Middle age is catching up with me. For the first time, I’ve come down with an illness that isn’t just the flu or a cold.
Last Monday, I woke up with half my face paralyzed. Bell’s Palsy they tell me, a reaction to stress. Much of it was of my own making.
Wait . . . ALL of it was of my own making. (Okay,okay, I’m not that spiritually high. A few jerks helped me along the way. I guess there are many teachers on the path to enlightenment.)
I’d been meaning to go inward a bit more, be a bit more reflective after the chores of summer. Looks like the universe forced me to make good on my promise.
To cope I have been trying to meditate on the Heart Sutra.
Body is nothing more than emptiness . . . All things are empty: Nothing is born, nothing dies, Nothing is stained, nothing is pure, Nothing increases, nothing decreases. In emptiness there is no body . . .
Of course, one isn’t supposed to hope to GAIN something through meditation, and I am desperately trying to gain the strength to deal with this paralysis . . .
and with age, that autumnal feeling.
And just last night as I was reading, that September equinox wind came up, the one I wrote about last summer, the first cool breeze of autumn. It happened as I read these lines in Tender is the Night ( a book about loss of innocence, about growing older, if there ever was one)
“Another gust of wind strained around the porphyry hills of La Nopoule. There was a hint in the air that the earth was hurrying on to other weather; the lush midsummer moment outside of time was already over.”
Okay, now I’m going to go all English major on you here, but look at that line, ” . . . the earth was hurrying on to other weather.” So beautiful. It’s the internal rhyme of earth and the last syllable of weath-er that reinforces the sense of turning. Perfect style.
Just think you, too, could have spent years in college writing about things like that.
Anyway, this was a bit of prose that seemed so true and so melancholy, and I recognized how the melancholy-ness of it wasn’t the meaning of the sentence. Fitzgerald had just observed a bit of all-too-fleeting-wisdom and with his fine skills captured it in words, revealing how the universe is both compassionate AND indifferent. Then he handed you, the reader, that wisdom the way a friend hands you a cup of tea.

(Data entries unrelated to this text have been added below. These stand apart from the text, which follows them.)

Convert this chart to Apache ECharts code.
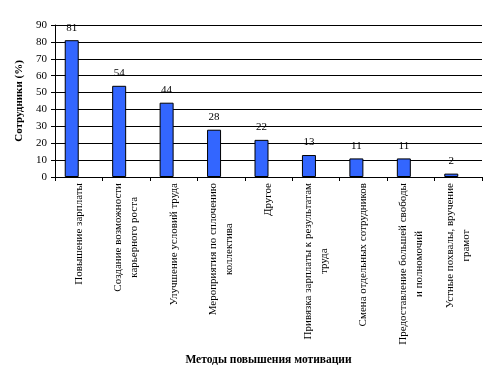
<!DOCTYPE html>
<html><head><meta charset="utf-8">
<script src="https://cdn.jsdelivr.net/npm/echarts@6/dist/echarts.min.js"></script>
<style>html,body{margin:0;padding:0;background:#fff}#c{width:497px;height:385px}</style>
</head><body><div id="c"></div>
<script>
const categories = [
  'Повышение зарплаты',
  'Создание возможности\nкарьерного роста',
  'Улучшение условий труда',
  'Мероприятия по сплочению\nколлектива',
  'Другое',
  'Привязка зарплаты к результатам\nтруда',
  'Смена отдельных сотрудников',
  'Предоставление большей свободы\nи полномочий',
  'Устные похвалы, вручение\nграмот'
];
const values = [81, 54, 44, 28, 22, 13, 11, 11, 2];
const yTicks = { min: 0, max: 90, interval: 10 };
const yName = 'Сотрудники (%)';
const xName = 'Методы повышения мотивации';

const font = '"Liberation Serif", "Times New Roman", serif';
const chart = echarts.init(document.getElementById('c'), null, { renderer: 'canvas' });
chart.setOption({
  animation: false,
  backgroundColor: '#fff',
  grid: { left: 55, right: 15, top: 25, bottom: 208, containLabel: false },
  xAxis: {
    type: 'category',
    data: categories,
    boundaryGap: true,
    name: xName,
    nameLocation: 'middle',
    nameGap: 177,
    nameTextStyle: { fontFamily: font, fontSize: 11.5, fontWeight: 'bold', color: '#000' },
    axisLine: { show: true, lineStyle: { color: '#000', width: 1 } },
    axisTick: { show: true, alignWithLabel: false, length: 4, lineStyle: { color: '#000' } },
    axisLabel: {
      interval: 0, rotate: 90, margin: 6,
      fontFamily: font, fontSize: 11, color: '#000', lineHeight: 16,
      formatter: v => v.split('\n').map(s => '{c|' + s + '}').join('\n'),
      rich: { c: { align: 'center', fontFamily: font, fontSize: 11, color: '#000', lineHeight: 16 } }
    },
    splitLine: { show: false }
  },
  yAxis: {
    type: 'value',
    min: yTicks.min, max: yTicks.max, interval: yTicks.interval,
    name: yName,
    nameLocation: 'middle',
    nameGap: 21,
    nameTextStyle: { fontFamily: font, fontSize: 11, fontWeight: 'bold', color: '#000' },
    axisLine: { show: true, lineStyle: { color: '#000', width: 1 } },
    axisTick: { show: true, length: 4, lineStyle: { color: '#000' } },
    axisLabel: { fontFamily: font, fontSize: 11, color: '#000', margin: 8 },
    splitLine: { show: true, lineStyle: { color: '#000', width: 1 } }
  },
  series: [
    {
      type: 'bar',
      data: values,
      barWidth: 14,
      barGap: '0%',
      itemStyle: { color: '#3366FF', borderColor: '#000', borderWidth: 1 },
      label: { show: true, position: 'top', distance: 7, fontFamily: font, fontSize: 11, color: '#000' }
    },
    {
      type: 'bar',
      data: values.map(() => '-'),
      barWidth: 14,
      barGap: '0%',
      silent: true
    }
  ]
});
</script></body></html>
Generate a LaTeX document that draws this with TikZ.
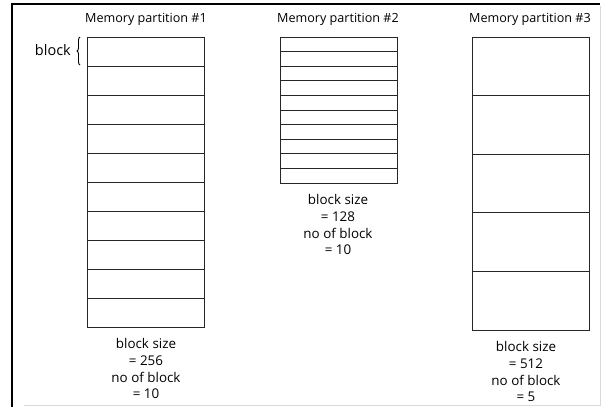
\documentclass[tikz,border=0pt]{standalone}
\usepackage{fontspec}
\setmainfont{Open Sans}
\usetikzlibrary{decorations.pathreplacing}
\tikzset{
  blk/.style={draw=black!85, line width=0.9pt},
  ttl/.style={font=\fontsize{12.6}{14}\selectfont, inner sep=0pt},
  info/.style={font=\fontsize{13.4}{16.6}\selectfont, align=center, inner sep=0pt, anchor=north},
  frameA/.style={draw=black, line width=1.4pt},
  frameB/.style={draw=black!15, line width=1pt}
}
\begin{document}
\begin{tikzpicture}[x=1pt,y=-1pt]
\useasboundingbox (0,0) rectangle (613,407);
% frame
\draw[frameA] (12,407) -- (12,4) -- (600,4);
\draw[frameB] (600,6) -- (600,405) -- (24,405);
% titles
\node[ttl] (t1) at (146,19) {Memory partition \#1};
\node[ttl] (t2) at (338,19) {Memory partition \#2};
\node[ttl] (t3) at (530,19) {Memory partition \#3};
% partition 1
\foreach \i in {0,...,9} {
  \draw[blk] (87,{37+29*\i}) rectangle (204,{37+29*(\i+1)});
}
% partition 2
\foreach \i in {0,...,9} {
  \draw[blk] (280,{37+14.6*\i}) rectangle (397,{37+14.6*(\i+1)});
}
% partition 3
\foreach \i in {0,...,4} {
  \draw[blk] (472,{37+58.6*\i}) rectangle (589,{37+58.6*(\i+1)});
}
% block label
\coordinate (bb) at (80,65);
\coordinate (bt) at (80,37);
\draw[line width=0.9pt, decorate, decoration={brace, amplitude=3pt, aspect=0.5}] (bb) -- (bt);
\node[font=\fontsize{14.5}{16}\selectfont, anchor=east, inner sep=0pt] (blabel) at (71,50) {block};
% info labels
\node[info] (i1) at (146,338.5) {block size\\= 256\\no of block\\= 10};
\node[info] (i2) at (338,194.5) {block size\\= 128\\no of block\\= 10};
\node[info] (i3) at (526,341.5) {block size\\= 512\\no of block\\= 5};
\end{tikzpicture}
\end{document}
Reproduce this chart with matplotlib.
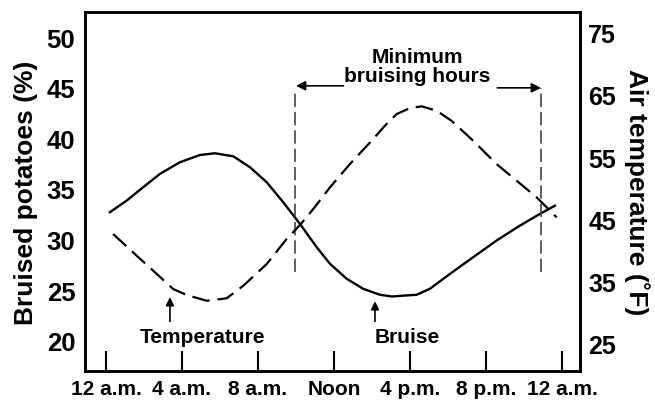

The trick is just to be able to SEE the wisdom “uncolored by hope or desire.”
Well, here’s the poem that line comes from.
Rebus
Jane Hirshfield
You work with what you’re given,
the red clay of grief,
the black clay of stubbornness going on after.
Clay that tastes of care or carelessness,
clay that smells of the bottoms of rivers or dust.
Each thought is a life you have lived or failed to live,
each word is a dish you have eaten or left on the table.
There are honeys so bitter
no one would willingly choose to take them.
The clay takes them: honey of weariness, honey of vanity,
honey of cruelty, fear.
This rebus—slip and stubborness,
bottom of river, my own consumed life—
when will I learn to read it
plainly, slowly, uncolored by hope or desire?
Not to understand it, only to see.
As water given sugar sweetens, given salt grows salty,
we become our choices.
Each yes, each no continues,
this one a ladder, that one an anvil or cup.
The ladder leans into its darkness.
The anvil leans into its silence.
The cup sits empty.
How can I enter this question the clay has asked?